I’m not brilliant, but I’m not stupid. When I get crowded into this corner, I know what to do. I go outside to my patio shady spot and sit and watch the hummingbirds, birds I cannot identify, ever-present vultures overhead, let the breeze clear my head. For this I am Thankful.

This is an unusually warm autumn for us, 55F in the mornings and 85F the afternoon high. I don’t mean to gloat, much, but for this I am Thankful.

I don’t have internet yet, so once a day I go to my neighbor’s casa where my laptop has resided on their red wooden breakfast table, read, respond, delete emails as necessary. For this I am Thankful.
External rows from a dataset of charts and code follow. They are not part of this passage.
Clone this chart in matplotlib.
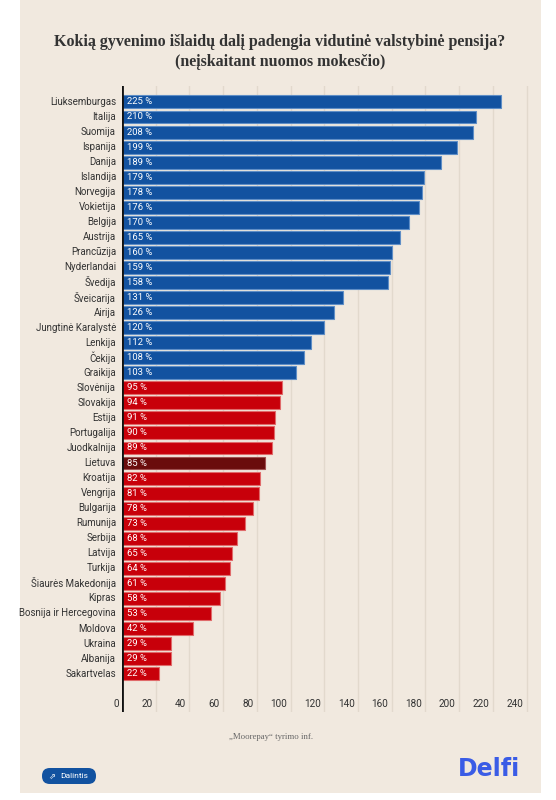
import matplotlib
matplotlib.use("Agg")
import matplotlib.pyplot as plt
from matplotlib.patches import Rectangle, FancyBboxPatch

# data
countries = ["Liuksemburgas", "Italija", "Suomija", "Ispanija", "Danija", "Islandija",
             "Norvegija", "Vokietija", "Belgija", "Austrija", "Prancūzija", "Nyderlandai",
             "Švedija", "Šveicarija", "Airija", "Jungtinė Karalystė", "Lenkija", "Čekija",
             "Graikija", "Slovėnija", "Slovakija", "Estija", "Portugalija", "Juodkalnija",
             "Lietuva", "Kroatija", "Vengrija", "Bulgarija", "Rumunija", "Serbija", "Latvija",
             "Turkija", "Šiaurės Makedonija", "Kipras", "Bosnija ir Hercegovina", "Moldova",
             "Ukraina", "Albanija", "Sakartvelas"]
values = [225, 210, 208, 199, 189, 179, 178, 176, 170, 165, 160, 159, 158, 131, 126, 120,
          112, 108, 103, 95, 94, 91, 90, 89, 85, 82, 81, 78, 73, 68, 65, 64, 61, 58, 53,
          42, 29, 29, 22]
x_ticks = [0, 20, 40, 60, 80, 100, 120, 140, 160, 180, 200, 220, 240]
highlight = "Lietuva"

BG = "#f1e9df"
BLUE = "#1252a0"
RED = "#c8000a"
DARK = "#6a0c0c"

label_font = ["Roboto", "DejaVu Sans"]
serif_font = ["Liberation Serif", "DejaVu Serif"]

W, H = 556, 800
fig = plt.figure(figsize=(W / 100, H / 100), dpi=100, facecolor="white")

# card background
fig.add_artist(Rectangle((20 / W, 1 - 793 / H), 521 / W, 793 / H, transform=fig.transFigure,
                         facecolor=BG, edgecolor="none", zorder=0))

ax = fig.add_axes([122 / W, 1 - 712 / H, (535 - 122) / W, (712 - 86) / H])
ax.set_facecolor("none")

n = len(countries)
ypos = list(range(n))
colors = []
for c, v in zip(countries, values):
    if c == highlight:
        colors.append(DARK)
    elif v >= 100:
        colors.append(BLUE)
    else:
        colors.append(RED)
edge_map = {BLUE: "#5f8ec6", RED: "#e06a6a", DARK: "#a05050"}
edges = [edge_map[col] for col in colors]

ax.barh(ypos, values, height=0.86, color=colors, edgecolor=edges, linewidth=0.8, zorder=3)

for y, c, v in zip(ypos, countries, values):
    ax.text(-3.5, y, c, ha="right", va="center", fontsize=7, color="#333333",
            family=label_font)
    ax.text(3, y, f"{v} %", ha="left", va="center", fontsize=6.8, color="white",
            family=label_font, zorder=4)

ax.set_xlim(0, 245)
ax.set_ylim(n + 1.55, -1.06)

for t in x_ticks:
    if t > 0:
        ax.axvline(t, color="#e2d9cd", linewidth=1, zorder=1)
    ax.text(t - 2, n + 1.0, str(t), ha="right", va="center", fontsize=7.2, color="#333333",
            family=label_font)
ax.axvline(0, color="#111111", linewidth=2, zorder=5)

ax.set_xticks([])
ax.set_yticks([])
for s in ax.spines.values():
    s.set_visible(False)

# title
fig.text(280 / W, 1 - 42 / H, "Kokią gyvenimo išlaidų dalį padengia vidutinė valstybinė pensija?",
         ha="center", va="center", fontsize=11.5, fontweight="bold", color="#333333",
         family=serif_font)
fig.text(280 / W, 1 - 62 / H, "(neįskaitant nuomos mokesčio)",
         ha="center", va="center", fontsize=11.5, fontweight="bold", color="#333333",
         family=serif_font)

# source
fig.text(271 / W, 1 - 737 / H, "„Moorepay“ tyrimo inf.", ha="center", va="center",
         fontsize=6.3, color="#666666", family=serif_font)

# share button
fig.add_artist(FancyBboxPatch((42 / W, 1 - 784 / H), 54 / W, 16 / H,
                              boxstyle="round,pad=0,rounding_size=0.014",
                              transform=fig.transFigure, facecolor="#1252a0",
                              edgecolor="none", mutation_aspect=W / H))
fig.text(74 / W, 1 - 776 / H, "Dalintis", ha="center", va="center", fontsize=6,
         color="white", family=label_font)
fig.text(52 / W, 1 - 776 / H, "⇗", ha="center", va="center", fontsize=6, color="white",
         family="DejaVu Sans")

# logo
fig.text(520 / W, 1 - 769 / H, "Delfi", ha="right", va="center", fontsize=17,
         fontweight="bold", color="#3a5ce6", family="DejaVu Sans")

fig.savefig("out.png", dpi=100, facecolor="white")
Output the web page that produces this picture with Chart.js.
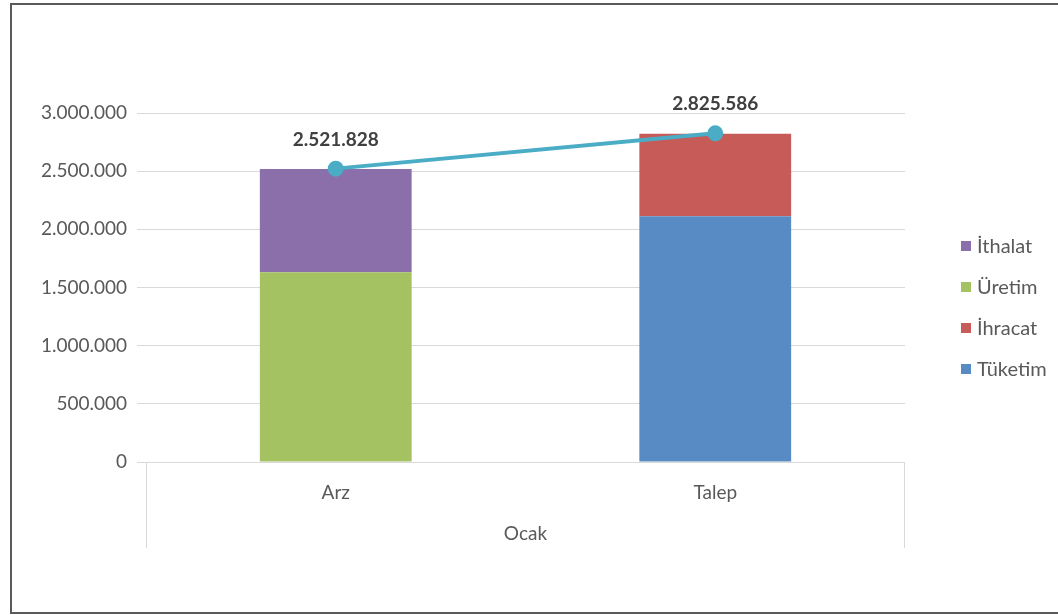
<!DOCTYPE html>
<html>
<head>
<meta charset="utf-8">
<script src="https://cdn.jsdelivr.net/npm/chart.js@4/dist/chart.umd.min.js"></script>
<style>
  body { margin: 0; background: #fff; }
  #wrap { width: 1058px; height: 615px; }
</style>
</head>
<body>
<div id="wrap"><canvas id="myChart" width="1058" height="615"></canvas></div>
<script>
const categories = ['Arz', 'Talep'];
const groupLabel = 'Ocak';
const tuketim = [null, 2112000];
const ihracat = [null, 710586];
const uretim = [1632000, null];
const ithalat = [885828, null];
const totals = [2521828, 2825586];
const yTicks = [0, 500000, 1000000, 1500000, 2000000, 2500000, 3000000];

const fmt = v => String(v).replace(/\B(?=(\d{3})+(?!\d))/g, '.');
const FONT = 'Lato';

// legend entries in the order the reference shows them
const legendItems = [
  { label: 'İthalat', color: '#8B6FAB' },
  { label: 'Üretim', color: '#A5C262' },
  { label: 'İhracat', color: '#C75B58' },
  { label: 'Tüketim', color: '#588BC3' },
];

const frame = {
  id: 'frame',
  beforeDraw(chart) {
    const c = chart.ctx;
    c.save();
    c.fillStyle = '#fff';
    c.fillRect(0, 0, chart.width, chart.height);
    c.restore();
  },
  afterDraw(chart) {
    const c = chart.ctx;
    const a = chart.chartArea;
    c.save();
    // outer frame
    c.strokeStyle = '#5a5a5a';
    c.lineWidth = 2;
    c.beginPath();
    c.moveTo(1058, 4); c.lineTo(11, 4); c.lineTo(11, 613); c.lineTo(1058, 613);
    c.stroke();
    // group separators below the axis
    c.strokeStyle = '#d9d9d9';
    c.lineWidth = 1;
    c.beginPath();
    c.moveTo(a.left + 0.5, a.bottom); c.lineTo(a.left + 0.5, a.bottom + 86);
    c.moveTo(a.right - 0.5, a.bottom); c.lineTo(a.right - 0.5, a.bottom + 86);
    c.stroke();
    // total labels above line points
    const meta = chart.getDatasetMeta(4);
    c.fillStyle = '#404040';
    c.font = 'bold 19px ' + FONT;
    c.textAlign = 'center';
    c.textBaseline = 'middle';
    meta.data.forEach((pt, i) => c.fillText(fmt(totals[i]), pt.x, pt.y - 29));
    // legend
    c.font = '20px ' + FONT;
    c.textAlign = 'left';
    legendItems.forEach((it, i) => {
      const y = 246 + i * 41;
      c.fillStyle = it.color;
      c.fillRect(961, y - 5, 10, 10);
      c.fillStyle = '#595959';
      c.fillText(it.label, 977, y + 1);
    });
    c.restore();
  }
};

const ctx = document.getElementById('myChart').getContext('2d');
new Chart(ctx, {
  type: 'bar',
  data: {
    labels: categories,
    datasets: [
      { label: 'Tüketim', data: tuketim, backgroundColor: '#588BC3', stack: 's' },
      { label: 'İhracat', data: ihracat, backgroundColor: '#C75B58', stack: 's' },
      { label: 'Üretim', data: uretim, backgroundColor: '#A5C262', stack: 's' },
      { label: 'İthalat', data: ithalat, backgroundColor: '#8B6FAB', stack: 's' },
      {
        type: 'line', label: 'Toplam', data: totals, stack: 'line', order: -1,
        borderColor: '#4BACC6', backgroundColor: '#4BACC6',
        borderWidth: 4, pointRadius: 6, pointHoverRadius: 6, fill: false
      }
    ]
  },
  options: {
    responsive: false,
    animation: false,
    events: [],
    layout: { padding: { top: 113, right: 153, left: 0, bottom: 0 } },
    datasets: { bar: { categoryPercentage: 1, barPercentage: 0.4 } },
    plugins: { legend: { display: false }, tooltip: { enabled: false } },
    scales: {
      x: {
        stacked: true,
        grid: { display: false },
        border: { display: false },
        ticks: { color: '#595959', font: { family: FONT, size: 19 }, padding: 11 },
        title: {
          display: true, text: groupLabel, color: '#595959',
          font: { family: FONT, size: 19 }, padding: { top: 4, bottom: 70 }
        },
        afterFit(s) { s.height = 153; }
      },
      y: {
        stacked: true,
        min: 0, max: 3000000,
        afterBuildTicks(s) { s.ticks = yTicks.map(v => ({ value: v })); },
        grid: { color: '#d9d9d9', tickLength: 9, tickColor: '#d9d9d9' },
        border: { display: false },
        ticks: { color: '#595959', font: { family: FONT, size: 19 }, padding: 10, callback: v => fmt(v) },
        afterFit(s) { s.width = 146; }
      }
    }
  },
  plugins: [frame]
});
</script>
</body>
</html>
Little by little, yet more quickly than I had imagined, shade cloth hangs over a sunny area, bamboo pots are moved into place, my clothesline, lovely umbrella clothesline is lashed to a fence post embedded in concrete, the last loads of all that I own delivered via Leo’s father’s cuppa-truck. For all these little delights I am Thankful.

After a first icy shower, Michelle came over with her ladder, knew what to do having experienced the same, installed a different showerhead and “Voila!” Hot water to scald my skin. For this I am Thankful.

My doggy Lola gets to play with Paco and Monkey every day out in the common area (Monkey is her sister. We live next door to the folks who let me adopt Lola.) For this she is Thankful. As am I.

In the evening I climb the stairway to roof to watch the sunset, the panorama of mountains, fields of shocked corn, the eucalyptus grove to the west just beyond the arroyo, neighbor’s rooftops. For this I am Thankful.

Everyday a new experience. Guests arrive in the guise of joy, despair, hope, disappointment, wonder, wet doggy tongues, laughter, friendship. I welcome them, teachers, each to show me some new facet of self. For this I am (albeit sometimes reluctantly) Thankful.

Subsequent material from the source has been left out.